THE WORST: Larry Phillips
A legislative accident waiting for a place to happen. Larry Phillips desperately wants to be a respected player in the big game, but even after five sessions, he has yet to figure out that respect can’t be manipulated; it has to be earned. His first impulse in any situation is to try to demonstrate that he’s a big shot, which is a sure sign that he isn’t. He got off to a bad start last fall, becoming embroiled in controversy concerning perceived threats made on behalf of the incumbent Joe Straus during the Speaker’s race. Phillips denied involvement, and a probe by the House General Investigating and Ethics Committee proved inconclusive, but the episode still hung like a cloud over the beginning of the session.

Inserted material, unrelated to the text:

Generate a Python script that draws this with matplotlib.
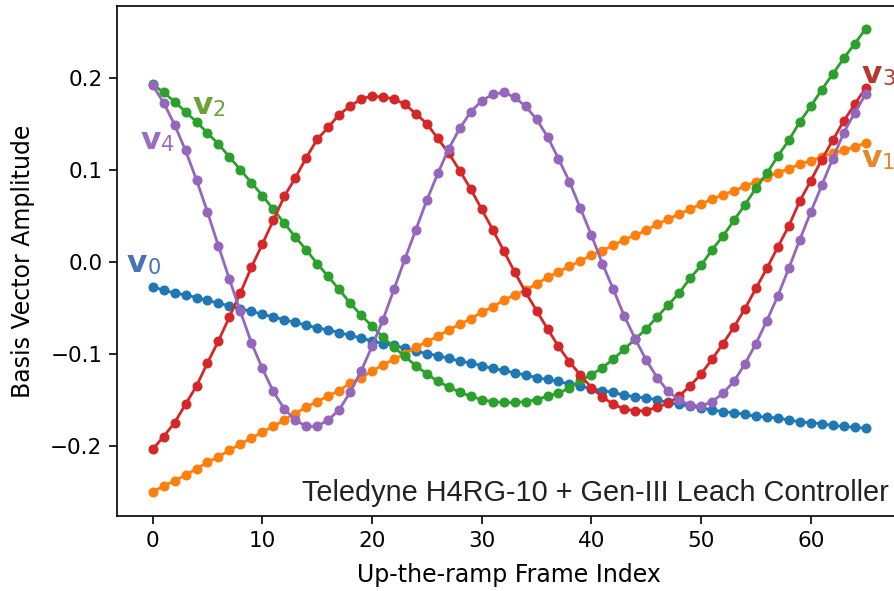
import numpy as np
import matplotlib
matplotlib.use("Agg")
import matplotlib.pyplot as plt

frames = np.arange(66)

v0 = [-0.027, -0.031, -0.034, -0.036, -0.039, -0.042, -0.045, -0.048, -0.051, -0.054,
      -0.057, -0.060, -0.063, -0.066, -0.069, -0.072, -0.074, -0.077, -0.080, -0.083,
      -0.086, -0.089, -0.091, -0.094, -0.097, -0.100, -0.102, -0.105, -0.108, -0.110,
      -0.113, -0.116, -0.118, -0.121, -0.123, -0.126, -0.128, -0.130, -0.133, -0.135,
      -0.138, -0.140, -0.142, -0.145, -0.147, -0.148, -0.150, -0.153, -0.155, -0.157,
      -0.159, -0.161, -0.163, -0.164, -0.166, -0.168, -0.169, -0.170, -0.172, -0.174,
      -0.175, -0.176, -0.178, -0.179, -0.180, -0.181]

v1 = [-0.250, -0.244, -0.238, -0.232, -0.225, -0.218, -0.212, -0.205, -0.198, -0.192,
      -0.185, -0.179, -0.172, -0.165, -0.158, -0.152, -0.146, -0.140, -0.132, -0.126,
      -0.119, -0.112, -0.106, -0.100, -0.093, -0.087, -0.081, -0.074, -0.068, -0.062,
      -0.055, -0.049, -0.042, -0.036, -0.031, -0.024, -0.017, -0.011, -0.005, 0.001,
      0.007, 0.012, 0.018, 0.024, 0.029, 0.034, 0.041, 0.046, 0.052, 0.057,
      0.063, 0.068, 0.073, 0.077, 0.082, 0.087, 0.092, 0.097, 0.101, 0.106,
      0.110, 0.114, 0.118, 0.121, 0.125, 0.129]

v2 = [0.193, 0.184, 0.174, 0.163, 0.152, 0.140, 0.128, 0.114, 0.100, 0.086,
      0.072, 0.057, 0.042, 0.027, 0.013, -0.002, -0.016, -0.030, -0.045, -0.058,
      -0.070, -0.082, -0.093, -0.103, -0.113, -0.122, -0.130, -0.136, -0.142, -0.146,
      -0.150, -0.152, -0.153, -0.153, -0.152, -0.150, -0.146, -0.143, -0.137, -0.129,
      -0.123, -0.115, -0.106, -0.095, -0.084, -0.073, -0.060, -0.047, -0.034, -0.018,
      -0.004, 0.013, 0.028, 0.045, 0.062, 0.080, 0.096, 0.115, 0.132, 0.152,
      0.169, 0.187, 0.204, 0.221, 0.237, 0.253]

v3 = [-0.204, -0.190, -0.175, -0.155, -0.135, -0.110, -0.086, -0.060, -0.034, -0.006,
      0.019, 0.045, 0.071, 0.091, 0.113, 0.133, 0.146, 0.160, 0.169, 0.177,
      0.180, 0.179, 0.177, 0.171, 0.161, 0.150, 0.134, 0.118, 0.099, 0.079,
      0.057, 0.035, 0.012, -0.011, -0.033, -0.053, -0.073, -0.092, -0.109, -0.123,
      -0.137, -0.147, -0.155, -0.160, -0.162, -0.162, -0.158, -0.154, -0.146, -0.135,
      -0.122, -0.106, -0.089, -0.071, -0.051, -0.029, -0.007, 0.016, 0.039, 0.066,
      0.088, 0.111, 0.132, 0.153, 0.171, 0.189]

v4 = [0.192, 0.173, 0.149, 0.121, 0.089, 0.054, 0.017, -0.019, -0.054, -0.088,
      -0.116, -0.141, -0.160, -0.172, -0.179, -0.179, -0.172, -0.161, -0.142, -0.119,
      -0.092, -0.063, -0.030, 0.003, 0.035, 0.067, 0.096, 0.123, 0.145, 0.163,
      0.175, 0.182, 0.184, 0.179, 0.169, 0.155, 0.136, 0.112, 0.087, 0.058,
      0.029, -0.002, -0.030, -0.059, -0.084, -0.107, -0.126, -0.141, -0.150, -0.156,
      -0.157, -0.152, -0.143, -0.130, -0.111, -0.089, -0.064, -0.037, -0.007, 0.024,
      0.054, 0.083, 0.112, 0.140, 0.162, 0.182]

series = [v0, v1, v2, v3, v4]
line_colors = ['#1f77b4', '#ff7f0e', '#2ca02c', '#d62728', '#9467bd']

# curve labels: subscript, anchor (frame, amplitude), colour
label_subs = ['0', '1', '2', '3', '4']
label_x = [-2.4, 64.6, 3.6, 64.6, -1.1]
label_y = [-0.011, 0.103, 0.161, 0.194, 0.123]
label_colors = ['#4673b5', '#e2892b', '#6aa23a', '#b8372f', '#9a6cc2']

fig = plt.figure(figsize=(8.95, 5.91), dpi=100)
ax = fig.add_axes([0.1307, 0.1269, 0.8763, 0.8629])

for ys, c in zip(series, line_colors):
    ax.plot(frames, ys, '-o', color=c, lw=2.0, ms=6.2)

for sub, lx, ly, c in zip(label_subs, label_x, label_y, label_colors):
    ax.text(lx, ly, 'v', color=c, fontsize=22.5, fontweight='bold',
            family='DejaVu Sans', ha='left', va='baseline')
    ax.annotate(sub, xy=(lx, ly), xytext=(15, -1.5), textcoords='offset points',
                color=c, fontsize=15, family='DejaVu Sans', ha='left', va='baseline')

ax.text(67.1, -0.260, 'Teledyne H4RG-10 + Gen-III Leach Controller',
        fontsize=20.8, family='Liberation Sans', color='#222222',
        ha='right', va='baseline')

ax.set_xlim(-3.25, 68.25)
ax.set_ylim(-0.2764, 0.278)
ax.set_xticks([0, 10, 20, 30, 40, 50, 60])
ax.set_yticks([-0.2, -0.1, 0.0, 0.1, 0.2])
ax.tick_params(labelsize=15.5, length=5.5, width=1.2, pad=5)
for s in ax.spines.values():
    s.set_linewidth(1.2)

ax.set_xlabel('Up-the-ramp Frame Index', fontsize=17, labelpad=9)
ax.set_ylabel('Basis Vector Amplitude', fontsize=17, labelpad=11)

fig.savefig('out.png', dpi=100)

Meanwhile, Phillips was busy doing the sorts of things that win you a nomination for the Worst list: heckling colleagues from his perch near the back mike with witticisms like “You’re wrong!” Or tacking bad amendments onto innocent bills. We see a glimmer of hope in Phillips. He has talent and moxie. The missing ingredient is work ethic. Somewhere along the line, he appears to have come to the conclusion that because he is a committee chairman (Transportation), he doesn’t have to do his homework and he doesn’t have to be able to give a clear description of what his bills do. Consequently, members don’t trust him. This was evident during debate on the TxDOT sunset bill, when he painfully tried to explain why his proposal to expand the role of the state infrastructure bank was a good idea. At the very least, he should have been aware that many members are suspicious of anything TxDOT wants. The only way to succeed was to make a strong case for the bank, but his inability to articulate the policy issues doomed his efforts. A slow learner, he tried to tack an amendment onto an unrelated bill to help deer breeders, despite a previous agreement by stakeholders to forgo changes to the bill. He failed again. The lesson is straight from the Boy Scouts: Be prepared.